Many websites need to allow users to authenticate using passwords, and use an expensive hash function to store the users’ passwords safely. But this approach subjects the website to a simple denial-of-service attack. We propose a solution to mitigate this attack, based on the client including a proof-of-work in each password-based authentication request.
Many websites store only a salted hash of the password, with the hash function
chosen to be an expensive cryptographic hash function. Popular choices include
pbkdf2
and bcrypt
with high cost factors.
The problem is that a malicious client can cause a denial of service simply by issuing more authentication requests than the website can handle. The malicious client can issue each authentication request cheaply, while the website must perform an expensive operation to for each authentication request. The higher the cost factor of the hash function, the better the security of the password file, but the longer the website has to work for each authentication request. A single malicious user with minimal computing power and minimal network throughput can bring a website with mighty computing power and mighty throughput to its knees, simply by forcing the website to perform the expensive hash function repeatedly.
There are a few existing solutions.
The website can offload the authentication to a separate set of machines. The majority of the website is served by the main cluster of machines, while the work required to verify a password attempt is performed on a segregated cluster of machines. The denial of service attack will be reduced to an attack against password-based client authentication only. Users will not be able to log in. But the rest of the website will remain operational, including both the unauthenticated and the authenticated portions.
The website can impose a rate-limit scheme on authentications. There are a variety of ways to do it, each with its own costs and benefits.
The website can have a global rate-limit on authentications. The costs and benefits mirror those of authentication offloading.
The website can have a per-client-IP rate-limit on authentication.
The website can have a per-username rate-limit on authentication.
The website can combine multiple of the above approaches.
The website can require the client to produce a proof of work unique to each unique authentication attempt.
The website chooses a hash function $h$ with an output size $|h| \equiv log_2(|cod(h)|)$, a cost factor $c$, a window $w$, and a merge function $m$. The website is configured to use a signed session cookie, and initializes the session with a random nonce $k$.
When the user enters the username $u$ and password $p$ on the sign-in page and submits the form, a JavaScript hook is executed which computes the current time $t$ and looks for a solution $s$ such that $h(m(k,s,t,u,p)) < 2^{(|h| - c)}$ — or, equivalently, has a prefix of zero bits of length at least $c$. Once the hook has found $s$, it includes it in the data sent to the website server alongside $u$, $p$, $t$, and a replay of the signed session cookie.
When the website server receives an authentication request, it first checks that $t$ is recent enough — that is to say, $t$ is within $w$ of the current time.

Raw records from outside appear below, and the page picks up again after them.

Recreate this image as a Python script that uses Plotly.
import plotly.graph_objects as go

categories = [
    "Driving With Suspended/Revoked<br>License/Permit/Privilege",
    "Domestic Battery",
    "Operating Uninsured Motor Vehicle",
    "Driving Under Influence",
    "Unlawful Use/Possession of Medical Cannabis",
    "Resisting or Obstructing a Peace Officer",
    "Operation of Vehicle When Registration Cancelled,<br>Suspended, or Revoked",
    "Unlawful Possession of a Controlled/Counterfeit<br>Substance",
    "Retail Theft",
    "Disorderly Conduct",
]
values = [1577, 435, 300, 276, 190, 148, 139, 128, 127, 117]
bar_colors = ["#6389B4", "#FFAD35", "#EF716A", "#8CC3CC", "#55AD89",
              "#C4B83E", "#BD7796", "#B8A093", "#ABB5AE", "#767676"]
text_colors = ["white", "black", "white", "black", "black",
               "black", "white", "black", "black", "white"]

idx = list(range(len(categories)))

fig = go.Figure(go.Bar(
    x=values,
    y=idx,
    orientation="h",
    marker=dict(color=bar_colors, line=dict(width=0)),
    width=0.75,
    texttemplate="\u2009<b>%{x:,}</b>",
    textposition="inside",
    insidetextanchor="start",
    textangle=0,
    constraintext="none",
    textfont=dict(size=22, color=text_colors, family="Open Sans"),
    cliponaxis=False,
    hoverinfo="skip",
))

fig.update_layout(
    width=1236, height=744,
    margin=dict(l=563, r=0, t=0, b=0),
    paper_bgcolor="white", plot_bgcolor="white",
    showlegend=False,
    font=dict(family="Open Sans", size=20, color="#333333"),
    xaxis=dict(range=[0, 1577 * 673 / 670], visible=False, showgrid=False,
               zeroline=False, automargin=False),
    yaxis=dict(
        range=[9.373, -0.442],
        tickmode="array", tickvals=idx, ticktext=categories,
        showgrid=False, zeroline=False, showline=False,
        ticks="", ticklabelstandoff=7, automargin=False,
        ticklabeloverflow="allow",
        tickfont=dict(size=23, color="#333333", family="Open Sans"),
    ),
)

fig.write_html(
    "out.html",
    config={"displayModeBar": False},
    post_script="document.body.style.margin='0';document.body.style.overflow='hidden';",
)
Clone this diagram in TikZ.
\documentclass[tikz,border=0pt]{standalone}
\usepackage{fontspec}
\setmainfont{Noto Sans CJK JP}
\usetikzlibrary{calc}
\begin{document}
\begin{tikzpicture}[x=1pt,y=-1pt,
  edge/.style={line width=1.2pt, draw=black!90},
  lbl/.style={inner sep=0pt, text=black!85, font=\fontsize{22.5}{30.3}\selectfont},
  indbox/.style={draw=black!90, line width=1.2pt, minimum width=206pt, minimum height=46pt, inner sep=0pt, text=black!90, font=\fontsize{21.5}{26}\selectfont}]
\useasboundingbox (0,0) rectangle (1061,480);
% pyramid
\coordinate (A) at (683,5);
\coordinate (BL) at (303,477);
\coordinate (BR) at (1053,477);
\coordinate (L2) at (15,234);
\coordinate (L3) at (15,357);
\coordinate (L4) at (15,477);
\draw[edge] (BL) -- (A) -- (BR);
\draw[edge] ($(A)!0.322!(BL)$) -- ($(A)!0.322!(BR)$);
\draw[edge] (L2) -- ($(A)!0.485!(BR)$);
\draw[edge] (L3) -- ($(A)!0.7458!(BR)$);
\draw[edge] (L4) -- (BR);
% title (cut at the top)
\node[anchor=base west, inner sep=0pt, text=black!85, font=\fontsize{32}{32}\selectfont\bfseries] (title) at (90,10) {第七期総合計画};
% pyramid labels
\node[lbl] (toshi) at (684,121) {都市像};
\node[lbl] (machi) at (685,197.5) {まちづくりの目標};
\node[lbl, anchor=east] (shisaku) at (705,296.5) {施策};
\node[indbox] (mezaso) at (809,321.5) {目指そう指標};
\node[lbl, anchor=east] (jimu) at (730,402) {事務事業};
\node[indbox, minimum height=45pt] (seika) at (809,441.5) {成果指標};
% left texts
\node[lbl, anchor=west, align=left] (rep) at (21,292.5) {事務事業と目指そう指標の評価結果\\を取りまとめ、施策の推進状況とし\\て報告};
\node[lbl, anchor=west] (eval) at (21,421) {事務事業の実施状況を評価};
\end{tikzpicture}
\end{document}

If $t$ is not recent enough, the authentication request is immediately failed. Then the website server checks that the solution $s$ is a correct solution — that is to say, the relation listed above holds. If $s$ is incorrect, the authentication request is immediately failed. The website server then continues as normal, performing the expensive hash function on the password to verify it.
This solution imposes a nontrivial cost to the client for each authentication request it sends to the website, preventing a malicious client from overwhelming the server with a large number of authentication requests (or requiring the malicious client to pay handsomely for the privilege). The website can adjust the cost parameter to suit its needs.
This solution can stand alone, and it can be used in conjunction with any combination of the existing solutions listed above.
This solution is similar to the hashcash system for mitigating email spam and to the RSA connection-depletion defense.
Using a proof-of-work technique, website owners can significantly reduce the exploitability of the attack vector introduced by using an expensive hash function to store and validate user passwords.